**Your task**. Reproduce all the lines below exactly and omit the images.

====

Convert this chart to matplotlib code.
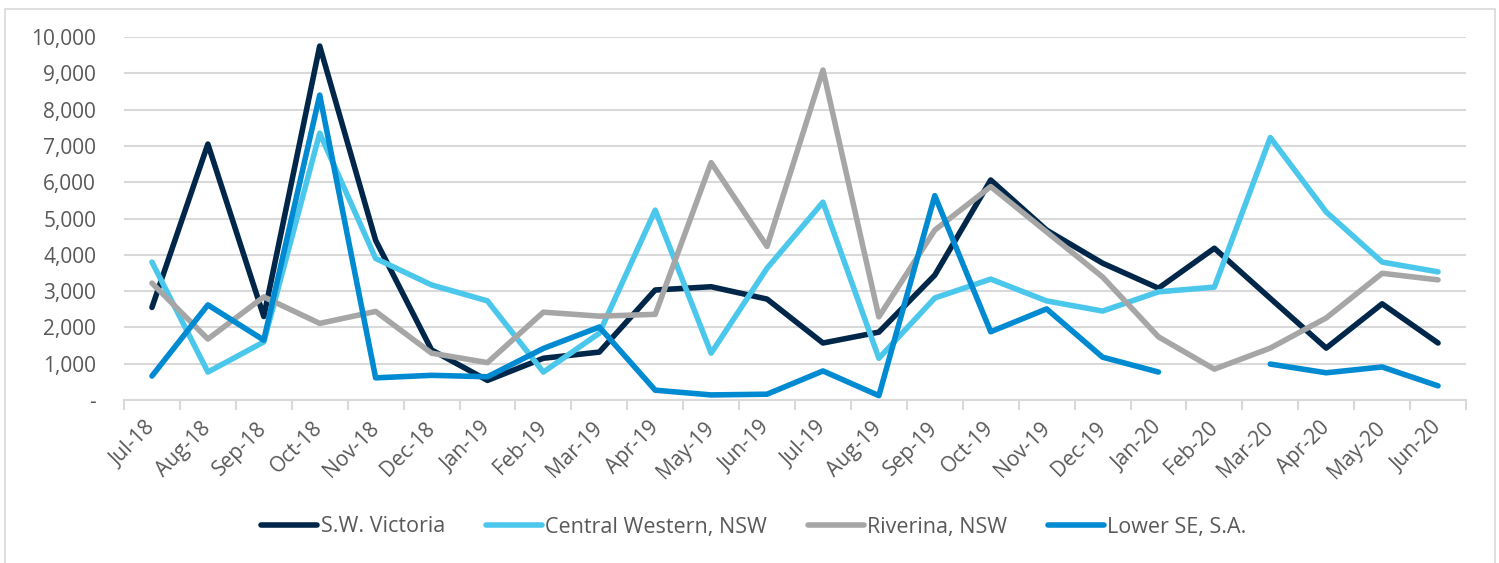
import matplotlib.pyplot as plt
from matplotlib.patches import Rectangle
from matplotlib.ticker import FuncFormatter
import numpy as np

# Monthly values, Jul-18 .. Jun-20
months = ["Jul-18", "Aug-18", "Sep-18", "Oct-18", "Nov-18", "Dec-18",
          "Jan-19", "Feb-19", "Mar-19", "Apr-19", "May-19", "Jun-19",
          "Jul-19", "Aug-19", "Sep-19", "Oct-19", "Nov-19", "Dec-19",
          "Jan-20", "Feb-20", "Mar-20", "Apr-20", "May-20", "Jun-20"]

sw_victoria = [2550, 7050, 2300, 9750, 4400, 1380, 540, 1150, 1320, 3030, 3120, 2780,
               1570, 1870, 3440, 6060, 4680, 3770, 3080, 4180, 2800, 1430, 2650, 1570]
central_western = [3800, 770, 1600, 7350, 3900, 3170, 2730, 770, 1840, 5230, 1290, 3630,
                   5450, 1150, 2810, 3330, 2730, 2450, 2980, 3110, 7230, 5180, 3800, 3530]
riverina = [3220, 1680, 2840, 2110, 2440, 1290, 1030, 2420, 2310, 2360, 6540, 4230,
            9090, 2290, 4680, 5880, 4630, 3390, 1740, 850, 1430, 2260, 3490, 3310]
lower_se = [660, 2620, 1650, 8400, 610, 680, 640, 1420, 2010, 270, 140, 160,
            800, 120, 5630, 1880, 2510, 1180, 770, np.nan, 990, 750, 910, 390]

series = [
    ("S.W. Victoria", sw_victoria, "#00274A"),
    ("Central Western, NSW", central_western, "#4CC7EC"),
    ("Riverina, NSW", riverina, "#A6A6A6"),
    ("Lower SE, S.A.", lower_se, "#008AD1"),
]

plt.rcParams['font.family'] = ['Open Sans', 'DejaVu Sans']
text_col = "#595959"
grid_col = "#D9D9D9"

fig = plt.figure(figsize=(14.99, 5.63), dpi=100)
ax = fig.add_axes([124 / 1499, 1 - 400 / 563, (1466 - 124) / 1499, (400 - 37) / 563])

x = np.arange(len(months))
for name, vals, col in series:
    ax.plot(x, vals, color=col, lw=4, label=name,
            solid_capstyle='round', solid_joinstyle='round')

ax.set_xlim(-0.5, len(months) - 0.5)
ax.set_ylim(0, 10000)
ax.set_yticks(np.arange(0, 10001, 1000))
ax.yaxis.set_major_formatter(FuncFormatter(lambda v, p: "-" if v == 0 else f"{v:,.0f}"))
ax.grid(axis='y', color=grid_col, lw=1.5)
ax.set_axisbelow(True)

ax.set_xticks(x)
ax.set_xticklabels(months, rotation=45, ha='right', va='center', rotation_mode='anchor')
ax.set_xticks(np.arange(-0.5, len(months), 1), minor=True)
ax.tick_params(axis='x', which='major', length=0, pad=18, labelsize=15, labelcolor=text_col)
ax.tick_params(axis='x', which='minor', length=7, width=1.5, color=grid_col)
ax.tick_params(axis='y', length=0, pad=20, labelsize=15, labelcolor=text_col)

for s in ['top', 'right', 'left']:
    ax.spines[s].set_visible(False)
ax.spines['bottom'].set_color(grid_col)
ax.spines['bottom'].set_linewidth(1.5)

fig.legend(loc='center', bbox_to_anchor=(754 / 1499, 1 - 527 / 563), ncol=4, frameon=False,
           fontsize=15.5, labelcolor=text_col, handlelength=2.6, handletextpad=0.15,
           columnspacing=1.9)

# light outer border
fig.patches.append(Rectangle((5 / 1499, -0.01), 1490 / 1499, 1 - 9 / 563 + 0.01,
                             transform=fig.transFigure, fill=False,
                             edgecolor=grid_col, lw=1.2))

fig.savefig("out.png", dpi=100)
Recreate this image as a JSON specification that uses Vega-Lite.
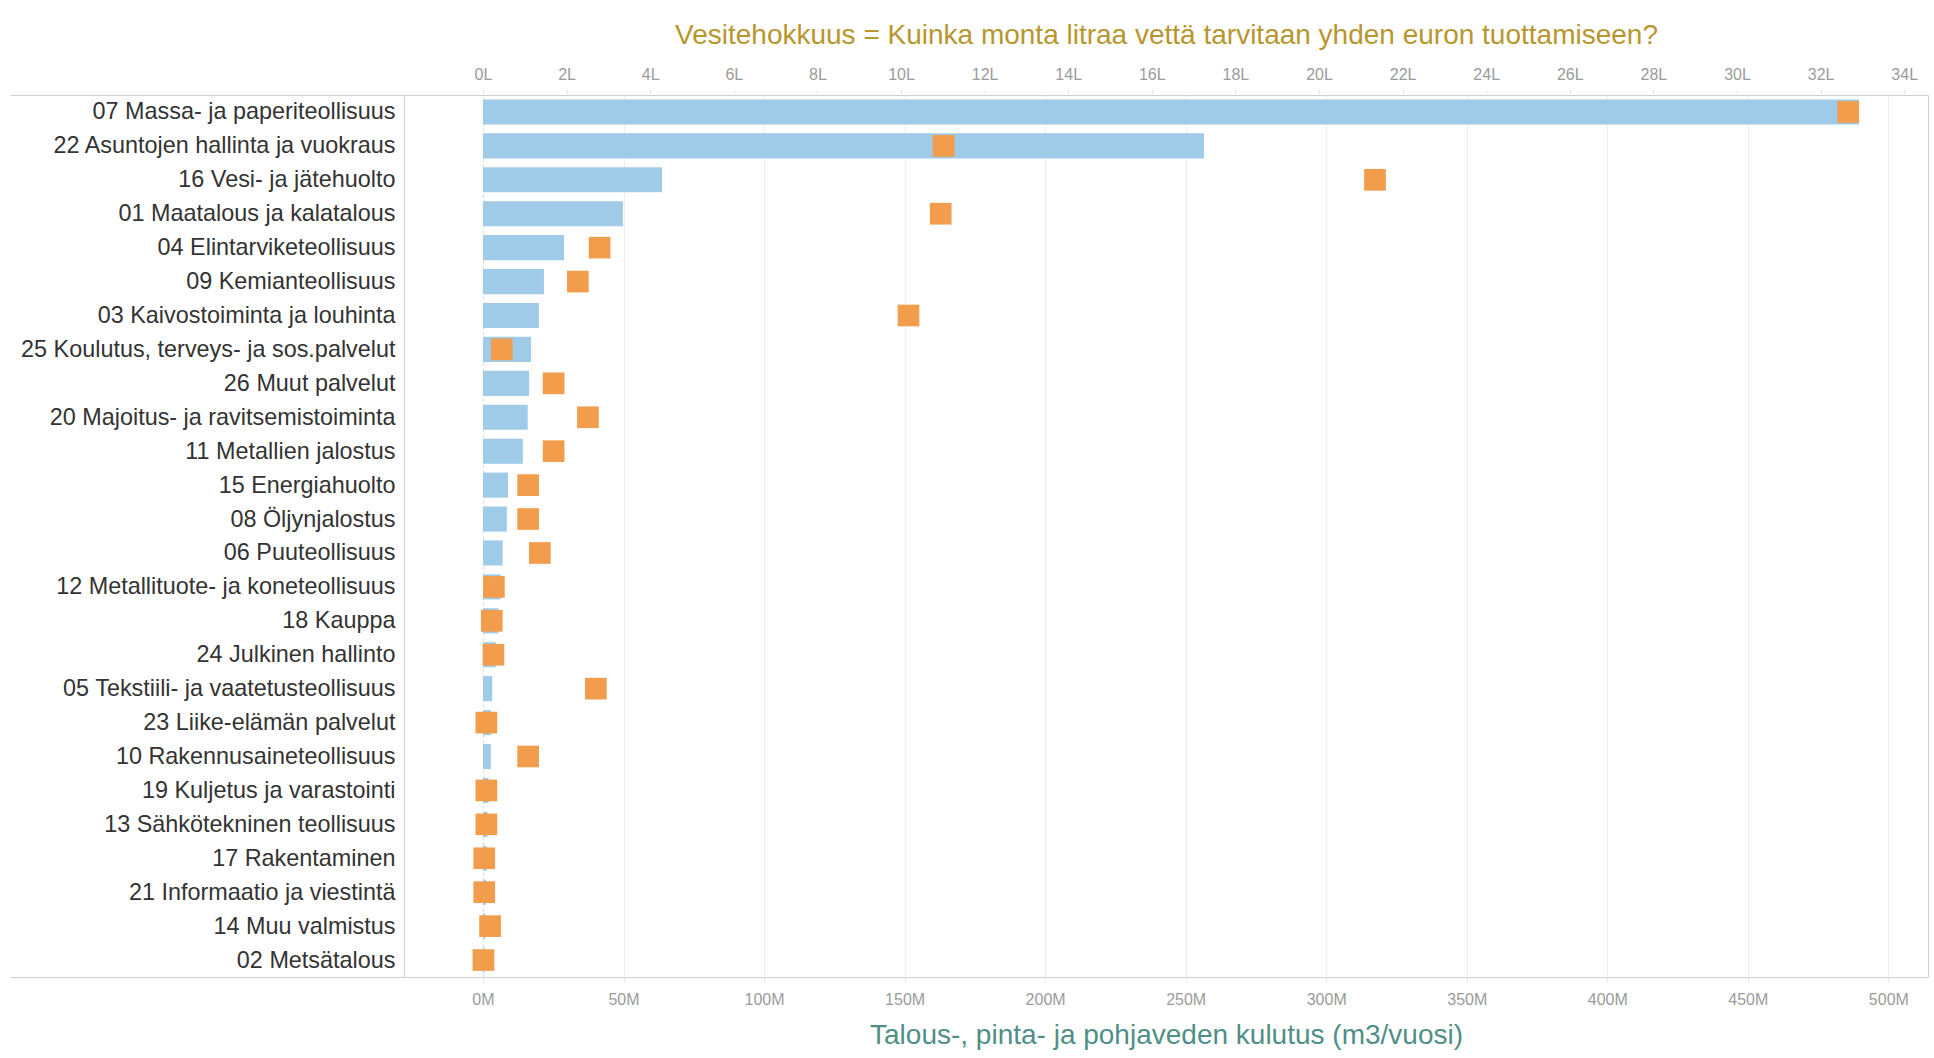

====

**The solution**.
Convert this chart to matplotlib code.
import matplotlib.pyplot as plt
from matplotlib.patches import Rectangle
from matplotlib.ticker import FuncFormatter
import numpy as np

# Monthly values, Jul-18 .. Jun-20
months = ["Jul-18", "Aug-18", "Sep-18", "Oct-18", "Nov-18", "Dec-18",
          "Jan-19", "Feb-19", "Mar-19", "Apr-19", "May-19", "Jun-19",
          "Jul-19", "Aug-19", "Sep-19", "Oct-19", "Nov-19", "Dec-19",
          "Jan-20", "Feb-20", "Mar-20", "Apr-20", "May-20", "Jun-20"]

sw_victoria = [2550, 7050, 2300, 9750, 4400, 1380, 540, 1150, 1320, 3030, 3120, 2780,
               1570, 1870, 3440, 6060, 4680, 3770, 3080, 4180, 2800, 1430, 2650, 1570]
central_western = [3800, 770, 1600, 7350, 3900, 3170, 2730, 770, 1840, 5230, 1290, 3630,
                   5450, 1150, 2810, 3330, 2730, 2450, 2980, 3110, 7230, 5180, 3800, 3530]
riverina = [3220, 1680, 2840, 2110, 2440, 1290, 1030, 2420, 2310, 2360, 6540, 4230,
            9090, 2290, 4680, 5880, 4630, 3390, 1740, 850, 1430, 2260, 3490, 3310]
lower_se = [660, 2620, 1650, 8400, 610, 680, 640, 1420, 2010, 270, 140, 160,
            800, 120, 5630, 1880, 2510, 1180, 770, np.nan, 990, 750, 910, 390]

series = [
    ("S.W. Victoria", sw_victoria, "#00274A"),
    ("Central Western, NSW", central_western, "#4CC7EC"),
    ("Riverina, NSW", riverina, "#A6A6A6"),
    ("Lower SE, S.A.", lower_se, "#008AD1"),
]

plt.rcParams['font.family'] = ['Open Sans', 'DejaVu Sans']
text_col = "#595959"
grid_col = "#D9D9D9"

fig = plt.figure(figsize=(14.99, 5.63), dpi=100)
ax = fig.add_axes([124 / 1499, 1 - 400 / 563, (1466 - 124) / 1499, (400 - 37) / 563])

x = np.arange(len(months))
for name, vals, col in series:
    ax.plot(x, vals, color=col, lw=4, label=name,
            solid_capstyle='round', solid_joinstyle='round')

ax.set_xlim(-0.5, len(months) - 0.5)
ax.set_ylim(0, 10000)
ax.set_yticks(np.arange(0, 10001, 1000))
ax.yaxis.set_major_formatter(FuncFormatter(lambda v, p: "-" if v == 0 else f"{v:,.0f}"))
ax.grid(axis='y', color=grid_col, lw=1.5)
ax.set_axisbelow(True)

ax.set_xticks(x)
ax.set_xticklabels(months, rotation=45, ha='right', va='center', rotation_mode='anchor')
ax.set_xticks(np.arange(-0.5, len(months), 1), minor=True)
ax.tick_params(axis='x', which='major', length=0, pad=18, labelsize=15, labelcolor=text_col)
ax.tick_params(axis='x', which='minor', length=7, width=1.5, color=grid_col)
ax.tick_params(axis='y', length=0, pad=20, labelsize=15, labelcolor=text_col)

for s in ['top', 'right', 'left']:
    ax.spines[s].set_visible(False)
ax.spines['bottom'].set_color(grid_col)
ax.spines['bottom'].set_linewidth(1.5)

fig.legend(loc='center', bbox_to_anchor=(754 / 1499, 1 - 527 / 563), ncol=4, frameon=False,
           fontsize=15.5, labelcolor=text_col, handlelength=2.6, handletextpad=0.15,
           columnspacing=1.9)

# light outer border
fig.patches.append(Rectangle((5 / 1499, -0.01), 1490 / 1499, 1 - 9 / 563 + 0.01,
                             transform=fig.transFigure, fill=False,
                             edgecolor=grid_col, lw=1.2))

fig.savefig("out.png", dpi=100)
Recreate this image as a JSON specification that uses Vega-Lite.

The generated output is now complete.